Friday, September 15, 2017

Dusty Death

15th September 2017

Because I could not stop for death, he kindly stopped for me... I always say that Americans "do" death much better than the Brits, but not that American.  In the enviroment where I grew up the Scots word Dreich most aptly describes the rite that is supposed to walk mourners through loss to acceptance. Dreich is an adjective I would use to describe a lot of what goes on in dusty churches throughout my native land, but it gets amplified when it comes to death: miserable dirges, rain, solemn graveside pronouncements about ashes and how death has no victory despite all evidence to the contrary. All very glum.


Maybe things have changed since my childhood in Scotland, but if they have, it's probably because America took the lead.
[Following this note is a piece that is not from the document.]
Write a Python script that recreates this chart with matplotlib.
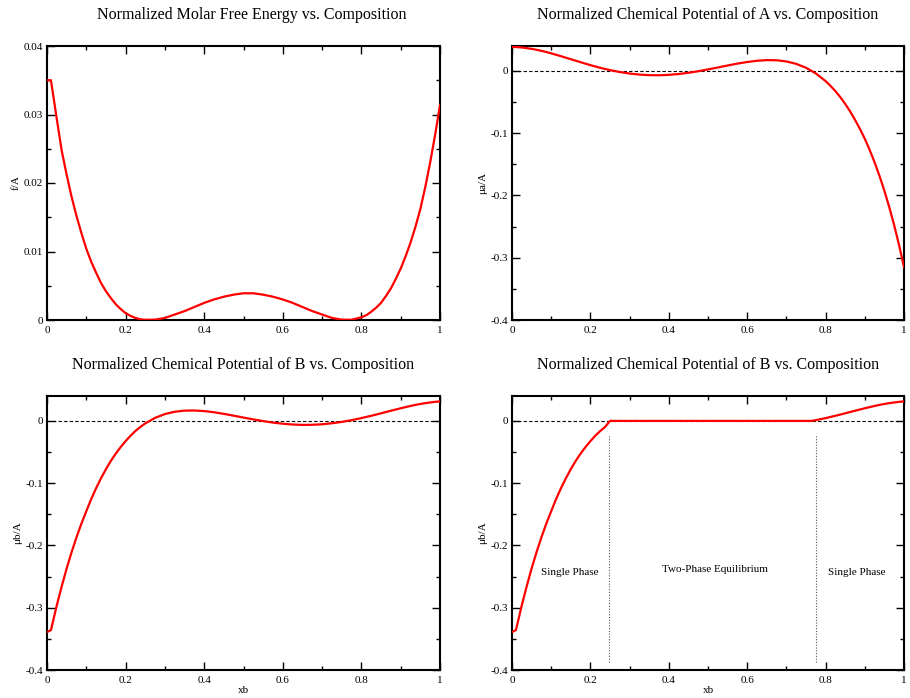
import matplotlib
matplotlib.use("Agg")
import matplotlib.pyplot as plt
from matplotlib.ticker import MultipleLocator, FuncFormatter

plt.rcParams['font.family'] = ['Liberation Serif', 'DejaVu Serif']

# ---------------- data ----------------
xb = [0.0, 0.01, 0.025, 0.0375, 0.05, 0.0625, 0.075, 0.0875, 0.1, 0.1125,
      0.125, 0.1375, 0.15, 0.1625, 0.175, 0.1875, 0.2, 0.2125, 0.225, 0.2375,
      0.25,
      0.275, 0.3, 0.325, 0.35, 0.375, 0.4, 0.425, 0.45, 0.475, 0.5, 0.525,
      0.55, 0.575, 0.6, 0.625, 0.65, 0.675, 0.7, 0.725, 0.75, 0.775,
      0.8, 0.8125, 0.825, 0.8375, 0.85, 0.8625, 0.875, 0.8875, 0.9, 0.9125,
      0.925, 0.9375, 0.95, 0.9625, 0.975, 0.9875, 1.0]

f_A = [0.0350, 0.0350, 0.0293, 0.0247, 0.0212, 0.0180, 0.0152, 0.0127, 0.0104,
       0.0085, 0.0069, 0.0054, 0.0042, 0.0032, 0.0023, 0.0016, 0.0010, 0.0006,
       0.0003, 0.0001, 0.00003,
       0.00005, 0.0003, 0.0008, 0.0013, 0.0019, 0.0025, 0.0030, 0.0034, 0.0037,
       0.0039, 0.0039, 0.0037, 0.0034, 0.0030, 0.0025, 0.0019, 0.0013, 0.0008,
       0.0003, 0.00005, 0.00003,
       0.0004, 0.0007, 0.0012, 0.0018, 0.0025, 0.0035, 0.0046, 0.0060, 0.0075,
       0.0093, 0.0113, 0.0136, 0.0162, 0.0194, 0.0230, 0.0270, 0.0314]

mu_a = [0.0384, 0.0384, 0.0376, 0.0366, 0.0354, 0.0339, 0.0322, 0.0303, 0.0282,
        0.0259, 0.0236, 0.0212, 0.0188, 0.0164, 0.0140, 0.0116, 0.0093, 0.0071,
        0.0050, 0.0031, 0.0013,
        -0.0018, -0.0042, -0.0059, -0.0068, -0.0070, -0.0063, -0.0050, -0.0030,
        -0.0005, 0.0024, 0.0055, 0.0087, 0.0117, 0.0143, 0.0163, 0.0173, 0.0171,
        0.0152, 0.0113, 0.0051, -0.0040,
        -0.0164, -0.0240, -0.0325, -0.0421, -0.0530, -0.0650, -0.0785, -0.0930,
        -0.1090, -0.1270, -0.1468, -0.1686, -0.1926, -0.2190, -0.2480, -0.2799,
        -0.3150]

mu_b = [-0.3390, -0.3360, -0.2960, -0.2655, -0.2370, -0.2110, -0.1870, -0.1650,
        -0.1450, -0.1255, -0.1080, -0.0920, -0.0775, -0.0642, -0.0525, -0.0420,
        -0.0325, -0.0238, -0.0162, -0.0097, -0.0040,
        0.0049, 0.0110, 0.0147, 0.0165, 0.0167, 0.0158, 0.0139, 0.0113, 0.0084,
        0.0054, 0.0024, -0.0003, -0.0027, -0.0045, -0.0058, -0.0064, -0.0062,
        -0.0054, -0.0038, -0.0016, 0.0012,
        0.0045, 0.0064, 0.0082, 0.0102, 0.0122, 0.0143, 0.0163, 0.0183, 0.0203,
        0.0222, 0.0240, 0.0257, 0.0272, 0.0285, 0.0296, 0.0306, 0.0314]

xb_eq = [0.0, 0.01, 0.025, 0.0375, 0.05, 0.0625, 0.075, 0.0875, 0.1, 0.1125,
         0.125, 0.1375, 0.15, 0.1625, 0.175, 0.1875, 0.2, 0.2125, 0.225, 0.2375,
         0.25, 0.765, 0.775,
         0.8, 0.8125, 0.825, 0.8375, 0.85, 0.8625, 0.875, 0.8875, 0.9, 0.9125,
         0.925, 0.9375, 0.95, 0.9625, 0.975, 0.9875, 1.0]
mu_b_eq = [-0.3390, -0.3360, -0.2960, -0.2655, -0.2370, -0.2110, -0.1870,
           -0.1650, -0.1450, -0.1255, -0.1080, -0.0920, -0.0775, -0.0642,
           -0.0525, -0.0420, -0.0325, -0.0238, -0.0162, -0.0097,
           0.0, 0.0, 0.0012,
           0.0045, 0.0064, 0.0082, 0.0102, 0.0122, 0.0143, 0.0163, 0.0183,
           0.0203, 0.0222, 0.0240, 0.0257, 0.0272, 0.0285, 0.0296, 0.0306,
           0.0314]

phase_bounds = [0.248, 0.776]
phase_line_y = [-0.387, -0.023]
region_labels = ["Single Phase", "Two-Phase Equilibrium", "Single Phase"]

titles = ["Normalized Molar Free Energy vs. Composition",
          "Normalized Chemical Potential of A vs. Composition",
          "Normalized Chemical Potential of B vs. Composition",
          "Normalized Chemical Potential of B vs. Composition"]

# ---------------- figure ----------------
W, H = 910, 698
fig = plt.figure(figsize=(W / 100, H / 100), dpi=100)


def px_axes(l, t, r, b):
    return fig.add_axes([l / W, 1 - b / H, (r - l) / W, (b - t) / H])


ax_tl = px_axes(47, 46, 440, 320)
ax_tr = px_axes(512, 46, 904, 320)
ax_bl = px_axes(47, 396, 440, 670)
ax_br = px_axes(512, 396, 904, 670)


def fmt(v, p):
    v = round(v, 6)
    if v == 0:
        return "0"
    return f"{v:g}"


def style(ax, ylo, yhi, ymaj, ymin):
    ax.set_xlim(0, 1)
    ax.set_ylim(ylo, yhi)
    ax.xaxis.set_major_locator(MultipleLocator(0.2))
    ax.xaxis.set_minor_locator(MultipleLocator(0.1))
    ax.yaxis.set_major_locator(MultipleLocator(ymaj))
    ax.yaxis.set_minor_locator(MultipleLocator(ymin))
    ax.xaxis.set_major_formatter(FuncFormatter(fmt))
    ax.yaxis.set_major_formatter(FuncFormatter(fmt))
    ax.tick_params(which='both', direction='in', top=True, right=True,
                   labelsize=8, colors='black')
    ax.tick_params(axis='x', pad=4)
    ax.tick_params(axis='y', pad=3)
    ax.tick_params(which='major', length=5.5, width=1.0)
    ax.tick_params(which='minor', length=2.8, width=1.0)
    for sp in ax.spines.values():
        sp.set_linewidth(1.5)


def title(ax, text, xc=0.5):
    ax.text(xc, 1 + 31 / 274, text, transform=ax.transAxes, ha='center',
            va='center', fontsize=11.5)


red = dict(color='#ff0000', lw=1.6, zorder=3)
zero = dict(color='black', lw=0.8, ls=(0, (3, 2)), zorder=2)

# top-left
style(ax_tl, 0, 0.04, 0.01, 0.005)
ax_tl.plot(xb, f_A, **red)
ax_tl.set_ylabel("f/A", fontsize=8, labelpad=2)
title(ax_tl, titles[0], 0.52)

# top-right
style(ax_tr, -0.4, 0.04, 0.1, 0.05)
ax_tr.axhline(0, **zero)
ax_tr.plot(xb, mu_a, **red)
ax_tr.set_ylabel("μa/A", fontsize=8, labelpad=2)
title(ax_tr, titles[1])

# bottom-left
style(ax_bl, -0.4, 0.04, 0.1, 0.05)
ax_bl.axhline(0, **zero)
ax_bl.plot(xb, mu_b, **red)
ax_bl.set_ylabel("μb/A", fontsize=8, labelpad=2)
ax_bl.set_xlabel("xb", fontsize=8, labelpad=1)
title(ax_bl, titles[2])

# bottom-right
style(ax_br, -0.4, 0.04, 0.1, 0.05)
ax_br.axhline(0, **zero)
ax_br.vlines(phase_bounds, phase_line_y[0], phase_line_y[1], colors='#555555',
             linestyles=(0, (1, 1.5)), lw=0.8, zorder=2)
ax_br.plot(xb_eq, mu_b_eq, **red)
ax_br.set_ylabel("μb/A", fontsize=8, labelpad=2)
ax_br.set_xlabel("xb", fontsize=8, labelpad=1)
title(ax_br, titles[3])
ax_br.text(0.148, -0.244, region_labels[0], ha='center', va='center', fontsize=8)
ax_br.text(0.518, -0.238, region_labels[1], ha='center', va='center', fontsize=8)
ax_br.text(0.880, -0.244, region_labels[2], ha='center', va='center', fontsize=8)

fig.savefig("out.png", dpi=100)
Americans in general have taken the art of denial to new and surprising destinations, but in the case of the Grim Reaper, it serves them well. Who needs Dreich  at a time like that?


In America you are more likely to be invited to a Celebration of Life than to a funeral, and maybe that's a better way of letting the dead go. We've all seen pictures of mother chimps grooming a dead baby, carrying it around for days on end. Eventually, however, the mother chimp puts her dead baby down and moves on. For too many of us, we never put the dead down, and after a while they turn into ghouls and begin to stink.